I was trying to classify 2 sentences in my input.csv to the right labels and was happily leveraging chatGPT to write this code for the task. What i noticed was - the logprobs output is not clear enough for us to summarize into the appropriate label. This is possibly the 10th iteration with ChatGPT on this code and am hoping that this is the only way right now to compute the max probability for a given label - but it seems inaccurate.
import openai
import pandas as pd
import numpy as np
def softmax(x):
e_x = np.exp(x - np.max(x))
return e_x / e_x.sum()
def classify_with_gpt3(payload, labels):
prompt = f"{payload}\nLabels: {', '.join(labels)}\n"
response = openai.Completion.create(
engine="text-davinci-002", # GPT-3 engine
prompt=prompt,
max_tokens=100, # Adjust this value based on your requirement
logprobs=10 # Request log probabilities
)
# Extract classification probabilities from the log probabilities
logprobs = response['choices'][0]['logprobs']
softmax_probs = softmax(np.array(list(logprobs['top_logprobs'][0].values())))
probabilities = {}
for label, prob in zip(labels, softmax_probs):
# Convert probability to percentage
percentage = prob * 100
probabilities[label] = percentage
return probabilities
def process_csv(input_csv, output_csv, candidate_labels):
df = pd.read_csv(input_csv)
results = []
for _, row in df.iterrows():
line_number = row['line']
payload = row['payload']
model_name = 'gpt-3'
# Classify the payload using GPT-3
probabilities = classify_with_gpt3(payload, candidate_labels)
# Create a list of values for this line
result = [model_name, line_number] + [probabilities[label] for label in candidate_labels]
# Append the list to the results
results.append(result)
# Create a DataFrame from the results and save to output.csv
columns = ['model_name', 'line'] + candidate_labels
result_df = pd.DataFrame(results, columns=columns)

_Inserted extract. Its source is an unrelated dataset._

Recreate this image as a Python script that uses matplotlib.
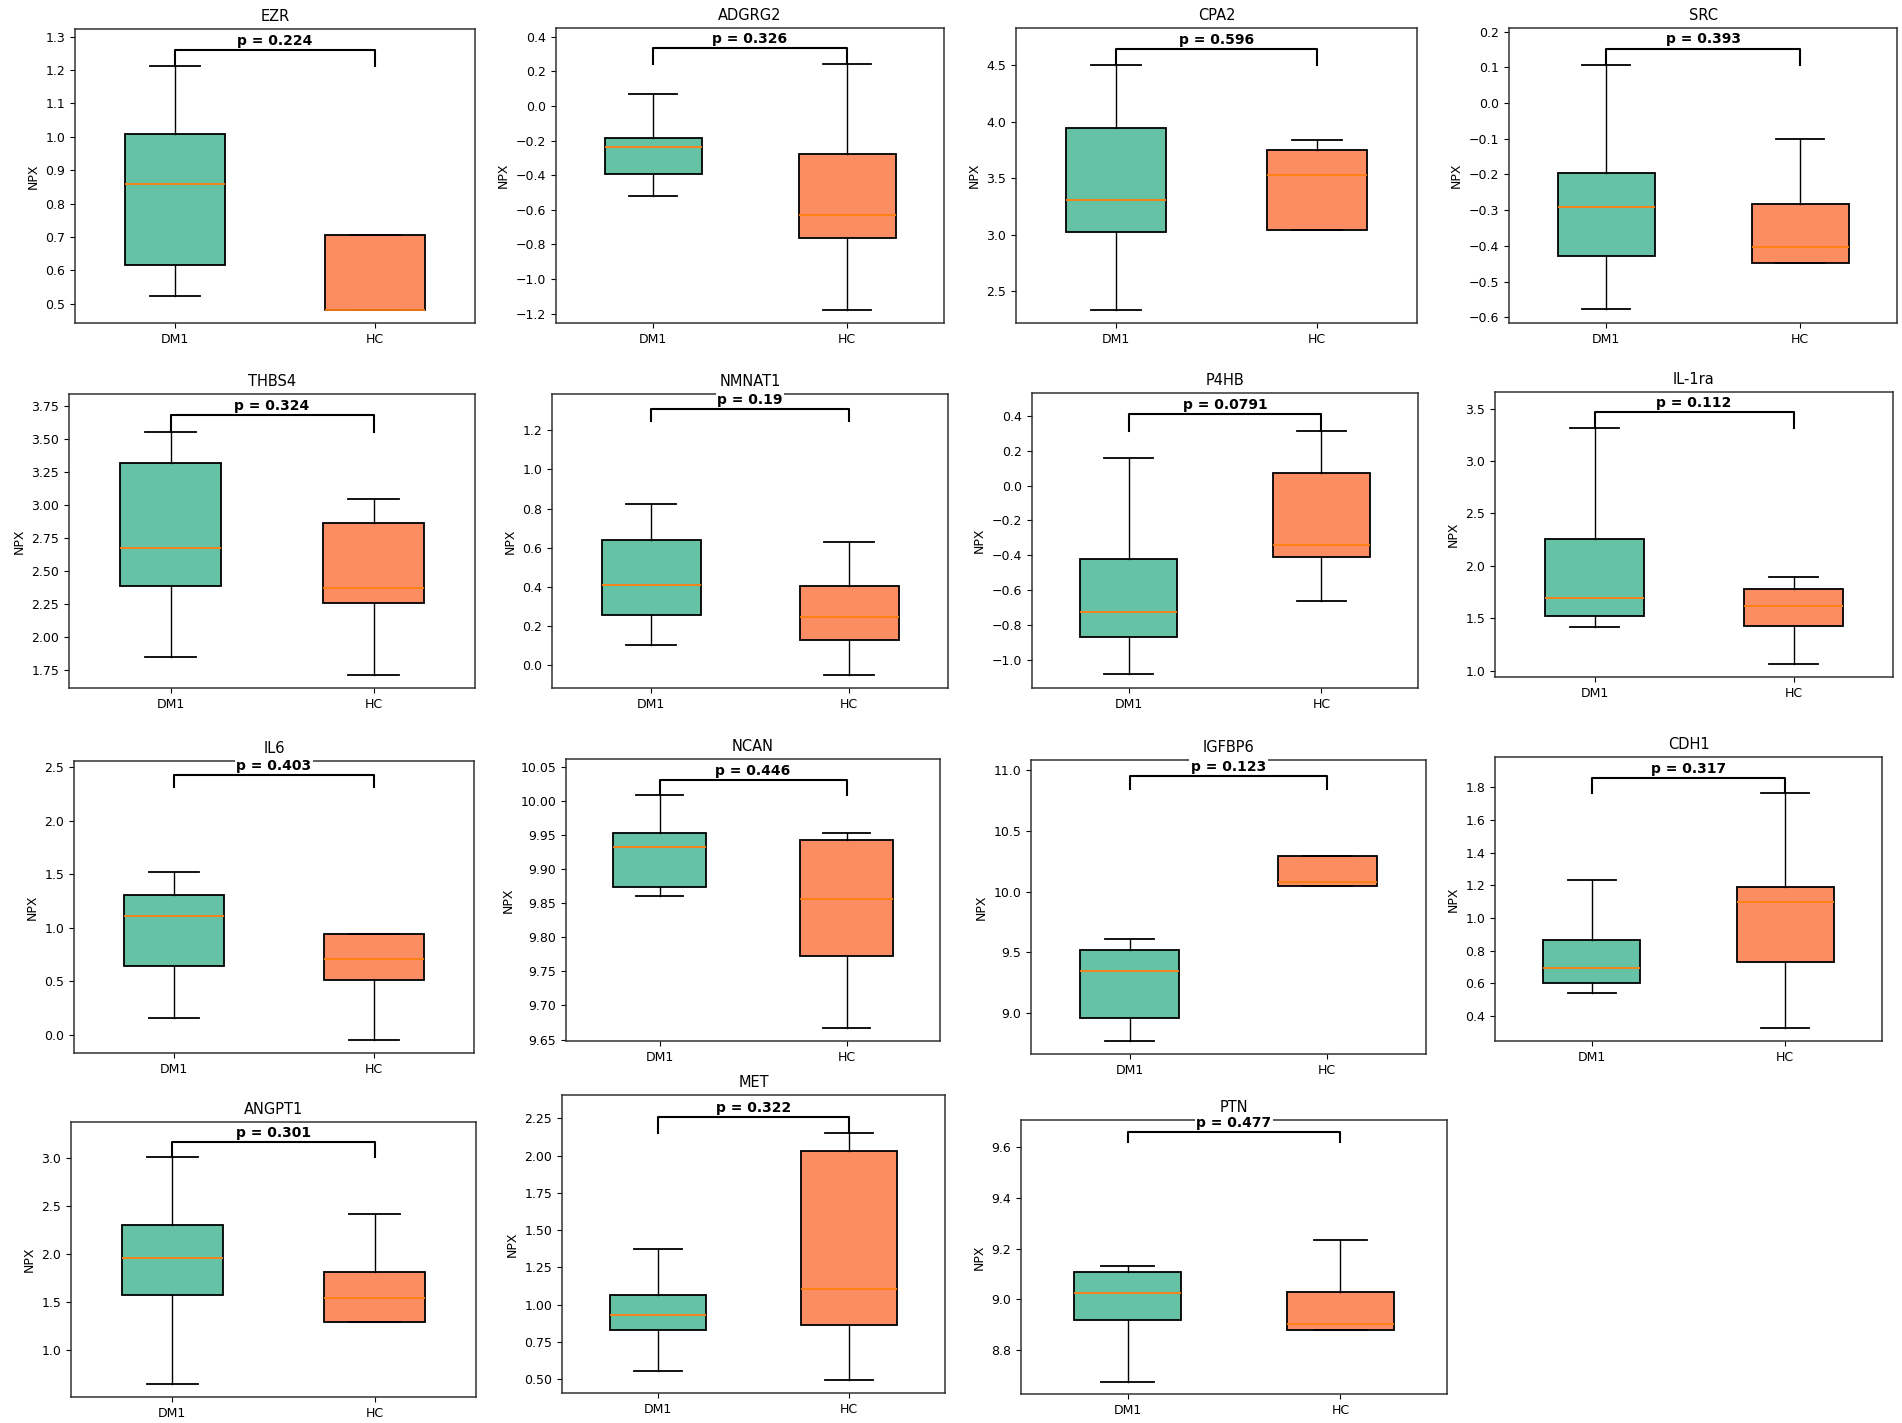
import matplotlib
matplotlib.use("Agg")
import matplotlib.pyplot as plt

# ---------------- data ----------------
proteins = ["EZR", "ADGRG2", "CPA2", "SRC",
            "THBS4", "NMNAT1", "P4HB", "IL-1ra",
            "IL6", "NCAN", "IGFBP6", "CDH1",
            "ANGPT1", "MET", "PTN"]
groups = ["DM1", "HC"]

dm1_whislo = [0.523, -0.521, 2.334, -0.578, 1.851, 0.106, -1.080, 1.413, 0.152, 9.861, 8.767, 0.542, 0.641, 0.554, 8.677]
dm1_q1     = [0.617, -0.391, 3.027, -0.428, 2.389, 0.259, -0.865, 1.525, 0.641, 9.874, 8.956, 0.601, 1.564, 0.828, 8.918]
dm1_med    = [0.858, -0.238, 3.302, -0.291, 2.671, 0.410, -0.722, 1.690, 1.113, 9.932, 9.347, 0.691, 1.958, 0.931, 9.026]
dm1_q3     = [1.008, -0.184, 3.941, -0.196, 3.317, 0.639, -0.418, 2.253, 1.309, 9.953, 9.520, 0.866, 2.296, 1.065, 9.107]
dm1_whishi = [1.212, 0.069, 4.500, 0.1065, 3.554, 0.823, 0.157, 3.312, 1.524, 10.0085, 9.610, 1.234, 3.007, 1.375, 9.132]

hc_whislo = [0.482, -1.178, 3.041, -0.447, 1.715, -0.047, -0.661, 1.060, -0.047, 9.667, 10.042, 0.325, 1.282, 0.498, 8.879]
hc_q1     = [0.482, -0.762, 3.041, -0.447, 2.261, 0.131, -0.410, 1.426, 0.510, 9.772, 10.042, 0.730, 1.282, 0.864, 8.879]
hc_med    = [0.482, -0.629, 3.530, -0.404, 2.374, 0.247, -0.340, 1.620, 0.712, 9.856, 10.078, 1.101, 1.537, 1.103, 8.902]
hc_q3     = [0.706, -0.279, 3.749, -0.283, 2.867, 0.406, 0.071, 1.776, 0.945, 9.943, 10.289, 1.187, 1.808, 2.029, 9.028]
hc_whishi = [0.706, 0.241, 3.840, -0.102, 3.046, 0.632, 0.314, 1.891, 0.945, 9.953, 10.289, 1.763, 2.415, 2.154, 9.233]

p_values = [0.224, 0.326, 0.596, 0.393, 0.324, 0.19, 0.0791, 0.112,
            0.403, 0.446, 0.123, 0.317, 0.301, 0.322, 0.477]

# maximum of raw values (incl. hidden outliers) and bracket height
bracket_base = [1.212, 0.241, 4.500, 0.1065, 3.554, 1.248, 0.314, 3.312,
                2.317, 10.0085, 10.847, 1.763, 3.007, 2.154, 9.618]
bracket_h = [0.048, 0.092, 0.142, 0.046, 0.125, 0.059, 0.097, 0.154,
             0.108, 0.022, 0.106, 0.096, 0.160, 0.106, 0.040]

# ---------------- layout ----------------
W, H = 1902, 1423
# (left, right, top, bottom) in pixels
boxes_px = [
    (75, 475, 29, 323), (556, 944, 28, 323), (1016, 1417, 28, 323), (1509, 1897, 28, 323),
    (69, 475, 394, 688), (552, 948, 394, 688), (1032, 1418, 393, 688), (1495, 1893, 392, 677),
    (74, 474, 761, 1053), (566, 940, 759, 1041), (1031, 1426, 760, 1054), (1495, 1882, 757, 1041),
    (71, 476, 1122, 1397), (562, 945, 1095, 1393), (1021, 1447, 1120, 1394),
]
ylims = [
    (0.442, 1.323), (-1.254, 0.45), (2.216, 4.831), (-0.616, 0.210),
    (1.617, 3.838), (-0.115, 1.385), (-1.158, 0.529), (0.940, 3.659),
    (-0.171, 2.559), (9.648, 10.061), (8.663, 11.082), (0.247, 1.986),
    (0.505, 3.373), (0.408, 2.406), (8.628, 9.706),
]

colors = ["#66c2a5", "#fc8d62"]
FS_TICK = 9
FS_TITLE = 10.5
FS_P = 10

fig = plt.figure(figsize=(W / 100, H / 100), dpi=100)

for i, name in enumerate(proteins):
    l, r, t, b = boxes_px[i]
    ax = fig.add_axes([l / W, 1 - b / H, (r - l) / W, (b - t) / H])
    stats = [
        dict(label=groups[0], whislo=dm1_whislo[i], q1=dm1_q1[i], med=dm1_med[i],
             q3=dm1_q3[i], whishi=dm1_whishi[i], fliers=[]),
        dict(label=groups[1], whislo=hc_whislo[i], q1=hc_q1[i], med=hc_med[i],
             q3=hc_q3[i], whishi=hc_whishi[i], fliers=[]),
    ]
    bp = ax.bxp(stats, positions=[1, 2], widths=0.5, patch_artist=True,
                showfliers=False,
                boxprops=dict(edgecolor="black", linewidth=1.3),
                whiskerprops=dict(color="black", linewidth=1.0),
                capprops=dict(color="black", linewidth=1.3),
                medianprops=dict(color="#ff7f0e", linewidth=1.3))
    for patch, c in zip(bp["boxes"], colors):
        patch.set_facecolor(c)

    y, h = bracket_base[i], bracket_h[i]
    ax.plot([1, 1, 2, 2], [y, y + h, y + h, y], color="black", linewidth=1.5,
            zorder=6, clip_on=False)
    ax.annotate(f"p = {p_values[i]:.3g}", xy=(1.5, y + h), xytext=(0, 1.5),
                textcoords="offset points", ha="center", va="bottom",
                fontsize=FS_P, fontweight="bold", annotation_clip=False,
                bbox=dict(facecolor="white", edgecolor="none", pad=1.2), zorder=5)

    ax.set_xlim(0.5, 2.5)
    ax.set_ylim(*ylims[i])
    ax.set_title(name, fontsize=FS_TITLE, pad=6)
    ax.set_ylabel("NPX", fontsize=FS_TICK)
    ax.tick_params(labelsize=FS_TICK)
    for s in ax.spines.values():
        s.set_color("#333333")
        s.set_linewidth(1.1)

fig.savefig("out.png", dpi=100)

result_df.to_csv(output_csv, index=False)
# Example usage:
input_csv = 'input.csv'
output_csv = 'output.csv'
candidate_labels = ["Politics", "PHI/PII", "Legal", "Company performance", "None of these"]
process_csv(input_csv, output_csv, candidate_labels)
“”" my input csv
line,payload
1,“The ministers, in order to defame the opposition spread fake news and give provocative speeches against them.”
2,This technical stretch down jacket from our DownTek collection is sure to keep you warm and comfortable with its full-stretch construction providing exceptional range of motion.
the output i get - always biased towards the first label !
model_name,line,Politics,PHI/PII,Legal,Company performance,None of these
gpt-3,1,97.81649506420523,1.0164936874742982,0.49915048477819346,0.379569464782078,0.2882912987601862
gpt-3,2,99.76830158051013,0.13429877709459467,0.03600299385776774,0.031569485259897334,0.029827163277649497
“”"
kindly advise. i can’t think the API is at fault more than there is something wrong with how this code gets at the output.